Since that time the Foundation has donated more than 400 certified bloodhounds and saved hundreds of missing children and adults. But, the Foundation is running out of money to sponsor the bloodhounds.
“My (late) wife used to say it best. Every time we learned of a recovered child, it was like getting a hug from Jimmy,” said Don Ryce.
Ryce said it costs just $1,000 to sponsor a bloodhound. The Foundation has relied on private donations and grants in the past, but the funding has dried up.
“We don’t need a lot of money but we need some to keep this program going,” said Ryce.
In recent weeks the Foundation donated a bloodhound puppy to the Palm Beach County School District.
Officer Curtis Riddick is the handler for ‘Kash.’ Third graders named Kash which stands for ‘Kids Are Safe Here.’
“It’s an extra tool for students,” said Riddick. “If a child wanders off campus this dog will find them.”

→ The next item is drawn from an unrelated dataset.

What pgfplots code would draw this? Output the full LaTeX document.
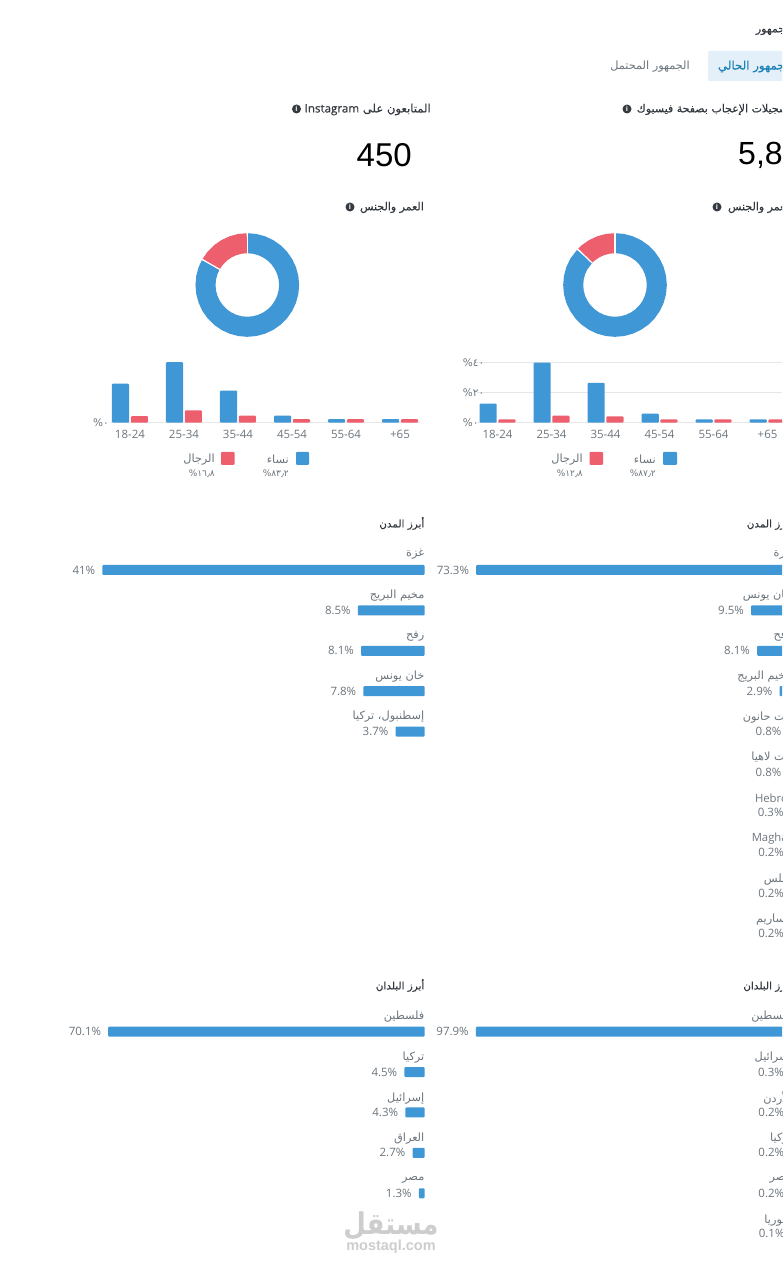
\documentclass[border=0pt]{standalone}
\usepackage{pgfplots}
\pgfplotsset{compat=1.18}
\usepackage{fontspec}
\setmainfont{Open Sans}
\newfontfamily\arf[Script=Arabic]{DejaVu Sans}
\newfontfamily\arfb[Script=Arabic,FakeBold=0.35]{DejaVu Sans}
\newfontfamily\osb[FakeBold=0.35]{Open Sans}
\newfontfamily\lib{Liberation Sans}
\TeXXeTstate=1
\newcommand\AR[1]{{\arf\beginR #1\endR}}
\definecolor{cblue}{HTML}{3F97D6}
\definecolor{cred}{HTML}{EE5F6E}
\definecolor{cgrey}{HTML}{6C757D}
\definecolor{cdark}{HTML}{343A40}
\definecolor{ctab}{HTML}{E3EFF9}
\definecolor{ctabt}{HTML}{1A7FB5}
\definecolor{cgrid}{HTML}{E6E6E6}
\definecolor{cwm}{HTML}{CDCDCD}
\newcommand\PX[2]{(#1pt,{(1280-(#2))*1pt})}
\newcommand\TE[4][cgrey]{\node[anchor=east,inner sep=0pt,text=#1,font=\fontsize{11.3pt}{12pt}\selectfont] at \PX{#2}{#3+1.5} {#4};}
\newcommand\TB[5][cdark]{\node[anchor=east,inner sep=0pt,text=#1,font=\fontsize{#2pt}{12pt}\selectfont\let\arf\arfb] at \PX{#3}{#4+0.5} {#5};}
\newcommand\INFO[2]{\node[circle,fill=cdark,inner sep=0pt,minimum size=9pt,text=white,font=\fontsize{7pt}{7pt}\selectfont\bfseries] at \PX{#1}{#2} {i};}
\pgfplotsset{
 pos/.style 2 args={at={(#1pt,{(1280-#2)*1pt})}},
 hb/.style={xbar,scale only axis,hide axis,clip=false,x dir=reverse,y dir=reverse,
   width=330pt,anchor=north east,xmin=0,ymin=-0.5,
   bar width=10pt,
   nodes near coords={\pgfmathprintnumber[fixed,precision=1,assume math mode=true]{\pgfplotspointmeta}\%},
   nodes near coords style={anchor=east,inner sep=0pt,xshift=-7pt,text=cgrey,font=\fontsize{11.5pt}{12pt}\selectfont},
   point meta=x},
 hbp/.style={fill=cblue,draw=none,rounded corners=1pt,bar shift=0pt},
 ag/.style={ybar,scale only axis,anchor=south west,ymin=0,
   xtick={0,1,2,3,4,5},xticklabels={18-24,25-34,35-44,45-54,55-64,+65},
   axis line style={draw=none},major tick length=0pt,
   ymajorgrids,grid style={cgrid,line width=0.8pt},
   bar width=17.2pt,
   tick label style={text=cgrey},
   xticklabel style={font=\fontsize{11.5pt}{12pt}\selectfont,inner sep=0pt,yshift=-7pt},
   yticklabel style={font=\fontsize{10.5pt}{12pt}\selectfont,inner sep=0pt}},
 wb/.style={fill=cblue,draw=none,rounded corners=1pt,bar shift=-9.4pt},
 mb/.style={fill=cred,draw=none,rounded corners=1pt,bar shift=9.4pt},
 dn/.style={hide axis,scale only axis,clip=false,anchor=center,width=104pt,height=104pt,
   xmin=-52,xmax=52,ymin=-52,ymax=52},
 ring/.style={data cs=polar,line width=20pt,no marks},
 sep/.style={data cs=polar,draw=white,line width=1.2pt,no marks}
}
\begin{document}
\begin{tikzpicture}
\path[use as bounding box] (0,0) rectangle (782pt,1280pt);
\clip (0,0) rectangle (782pt,1280pt);
\fill[white] (0,0) rectangle (782pt,1280pt);

% header
\TB{11}{792}{29}{\AR{الجمهور}}
\fill[ctab,rounded corners=2pt] \PX{708}{51} rectangle \PX{800}{81};
\TB[ctabt]{11.8}{792}{66}{\AR{الجمهور الحالي}}
\TE{690}{65}{\AR{الجمهور المحتمل}}

% left column headings
\TB{11.6}{431}{109}{\AR{المتابعون على \beginL{\osb Instagram}\endL}}
\INFO{296.5}{109}
\node[anchor=east,inner sep=0pt,text=black,font=\fontsize{33pt}{36pt}\lib] at \PX{412}{155} {450};
\TB{11}{424}{207}{\AR{العمر والجنس}}
\INFO{350}{207}

% right column headings
\TB{11}{792}{109}{\AR{تسجيلات الإعجاب بصفحة فيسبوك}}
\INFO{627}{109}
\node[anchor=west,inner sep=0pt,text=black,font=\fontsize{32pt}{36pt}\lib] at \PX{738}{155} {5,837};
\TB{11}{792}{207}{\AR{العمر والجنس}}
\INFO{717}{207}

% donuts
\begin{axis}[dn,pos={247.3}{285}]
\addplot[ring,cblue] coordinates {(90,41.8)(80,41.8)(70,41.8)(60,41.8)(50,41.8)(40,41.8)(30,41.8)(20,41.8)(10,41.8)(0,41.8)(-10,41.8)(-20,41.8)(-30,41.8)(-40,41.8)(-50,41.8)(-60,41.8)(-70,41.8)(-80,41.8)(-90,41.8)(-100,41.8)(-110,41.8)(-120,41.8)(-130,41.8)(-140,41.8)(-150,41.8)(-160,41.8)(-170,41.8)(-180,41.8)(-190,41.8)(-200,41.8)(-209.5,41.8)};
\addplot[ring,cred] coordinates {(150.5,41.8)(140,41.8)(130,41.8)(120,41.8)(110,41.8)(100,41.8)(90,41.8)};
\addplot[sep] coordinates {(90,31)(90,53)};
\addplot[sep] coordinates {(150.5,31)(150.5,53)};
\end{axis}
\begin{axis}[dn,pos={615}{285}]
\addplot[ring,cblue] coordinates {(90,41.8)(80,41.8)(70,41.8)(60,41.8)(50,41.8)(40,41.8)(30,41.8)(20,41.8)(10,41.8)(0,41.8)(-10,41.8)(-20,41.8)(-30,41.8)(-40,41.8)(-50,41.8)(-60,41.8)(-70,41.8)(-80,41.8)(-90,41.8)(-100,41.8)(-110,41.8)(-120,41.8)(-130,41.8)(-140,41.8)(-150,41.8)(-160,41.8)(-170,41.8)(-180,41.8)(-190,41.8)(-200,41.8)(-210,41.8)(-223.9,41.8)};
\addplot[ring,cred] coordinates {(136.1,41.8)(130,41.8)(120,41.8)(110,41.8)(100,41.8)(90,41.8)};
\addplot[sep] coordinates {(90,31)(90,53)};
\addplot[sep] coordinates {(136.1,31)(136.1,53)};
\end{axis}

% age bars, left
\begin{axis}[ag,pos={110}{422.7},width=310pt,height=60.5pt,
  xmin=-0.37,xmax=5.37,ymax=34.6,ytick={0},
  yticklabel style={anchor=east,xshift=-1pt},
  yticklabels={\arf ٠\%}]
\addplot[wb] coordinates {(0,22.3)(1,34.6)(2,18.3)(3,4)(4,2)(5,2)};
\addplot[mb] coordinates {(0,3.7)(1,7.1)(2,4)(3,2)(4,2)(5,2)};
\end{axis}

% age bars, right
\begin{axis}[ag,pos={477}{422.7},width=315.4pt,height=60pt,
  xmin=-0.38,xmax=5.46,ymax=40,ytick={0,20,40},
  yticklabel style={anchor=west,xshift=-14.3pt},
  yticklabels={\arf ٠\%,\arf ٢٠\%,\arf ٤٠\%}]
\addplot[wb] coordinates {(0,12.7)(1,40)(2,26.6)(3,6)(4,2.2)(5,2.2)};
\addplot[mb] coordinates {(0,2.2)(1,4.7)(2,4.2)(3,2.2)(4,2.2)(5,2.2)};
\end{axis}

% legends
\fill[cblue,rounded corners=1pt] \PX{296}{452} rectangle \PX{309}{465};
\fill[cred,rounded corners=1pt] \PX{221}{452} rectangle \PX{234.5}{465};
\TE{289}{458}{\AR{نساء}}
\TE{215}{458}{\AR{الرجال}}
\node[anchor=east,inner sep=0pt,text=cgrey,font=\fontsize{9pt}{10pt}\arf] at \PX{289}{474} {٨٣٫٢\%};
\node[anchor=east,inner sep=0pt,text=cgrey,font=\fontsize{9pt}{10pt}\arf] at \PX{215}{474} {١٦٫٨\%};
\fill[cblue,rounded corners=1pt] \PX{663}{452} rectangle \PX{677}{465};
\fill[cred,rounded corners=1pt] \PX{589.5}{452} rectangle \PX{603}{465};
\TE{656}{458}{\AR{نساء}}
\TE{583}{458}{\AR{الرجال}}
\node[anchor=east,inner sep=0pt,text=cgrey,font=\fontsize{9pt}{10pt}\arf] at \PX{656}{474} {٨٧٫٢\%};
\node[anchor=east,inner sep=0pt,text=cgrey,font=\fontsize{9pt}{10pt}\arf] at \PX{583}{474} {١٢٫٨\%};

% cities, left
\TB{10.4}{424.5}{523}{\AR{أبرز المدن}}
\begin{axis}[hb,pos={424.7}{549.8},height=202pt,xmax=41.98,ymax=4.5]
\addplot[hbp] coordinates {(41,0)(8.5,1)(8.1,2)(7.8,3)(3.7,4)};
\end{axis}
\TE{424.5}{553}{\AR{غزة}}
\TE{424.5}{594}{\AR{مخيم البريج}}
\TE{424.5}{635}{\AR{رفح}}
\TE{424.5}{675}{\AR{خان يونس}}
\TE{424.5}{715}{\AR{إسطنبول، تركيا}}

% cities, right
\TB{10.4}{792}{523}{\AR{أبرز المدن}}
\begin{axis}[hb,pos={792}{549.8},height=404pt,xmax=76.6,ymax=9.5]
\addplot[hbp] coordinates {(73.3,0)(9.5,1)(8.1,2)(2.9,3)(0.8,4)(0.8,5)(0.3,6)(0.2,7)(0.2,8)(0.2,9)};
\end{axis}
\TE{792}{553}{\AR{غزة}}
\TE{792}{594}{\AR{خان يونس}}
\TE{792}{635}{\AR{رفح}}
\TE{792}{675}{\AR{مخيم البريج}}
\TE{792}{716}{\AR{بيت حانون}}
\TE{792}{756}{\AR{بيت لاهيا}}
\TE{795}{797}{Hebron}
\TE{796}{837}{Maghazi}
\TE{792}{878}{\AR{نابلس}}
\TE{792}{918}{\AR{مساريم}}

% countries, left
\TB{10.4}{424.5}{985}{\AR{أبرز البلدان}}
\begin{axis}[hb,pos={424.7}{1011.5},height=202pt,xmax=73.1,ymax=4.5]
\addplot[hbp] coordinates {(70.1,0)(4.5,1)(4.3,2)(2.7,3)(1.3,4)};
\end{axis}
\TE{424.5}{1015}{\AR{فلسطين}}
\TE{424.5}{1056}{\AR{تركيا}}
\TE{424.5}{1097}{\AR{إسرائيل}}
\TE{424.5}{1137}{\AR{العراق}}
\TE{424.5}{1178}{\AR{مصر}}

% countries, right
\TB{10.4}{792}{985}{\AR{أبرز البلدان}}
\begin{axis}[hb,pos={792}{1011.5},height=242.4pt,xmax=102.2,ymax=5.5]
\addplot[hbp] coordinates {(97.9,0)(0.3,1)(0.2,2)(0.2,3)(0.2,4)(0.1,5)};
\end{axis}
\TE{792}{1015}{\AR{فلسطين}}
\TE{792}{1056}{\AR{إسرائيل}}
\TE{792}{1097}{\AR{الأردن}}
\TE{792}{1137}{\AR{تركيا}}
\TE{792}{1178}{\AR{مصر}}
\TE{792}{1219}{\AR{سوريا}}

% watermark
\node[anchor=center,inner sep=0pt,text=cwm,yscale=1.15,transform shape,font=\fontsize{26pt}{28pt}\selectfont\bfseries] at \PX{391}{1226} {\AR{مستقل}};
\node[anchor=center,inner sep=0pt,text=cwm,font=\fontsize{14.5pt}{15pt}\lib\bfseries] at \PX{391}{1247} {mostaql.com};
\end{tikzpicture}
\end{document}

The Palm Beach County School District is the only school district in the nation to have a bloodhound. They join police agencies all over South Florida that have received bloodhounds through the Jimmy Ryce Foundation.
The Sweetwater Police Department was given Gunner nearly two years ago. Jenna Mendez is his handler.
“It’s a wonderful benefit to police and the public.” We trace through scent. You can be next to several people and he will only come after you,” says Mendez.
Gunner was used to look for missing South Florida teenager Christian Aguilar in Gainseville last year.
The Broward Sheriff’s Office has just received two bloodhound puppies being searced trained. They are named ‘Don’ and ‘Martha’ for Don Ryce’s late daughter. Don Ryce said it would be heart breaking if they cannot continue to supply bloodhounds.
“There have been a lot of finds. They are alive because of these dogs and that is what we always wanted,” Ryce said.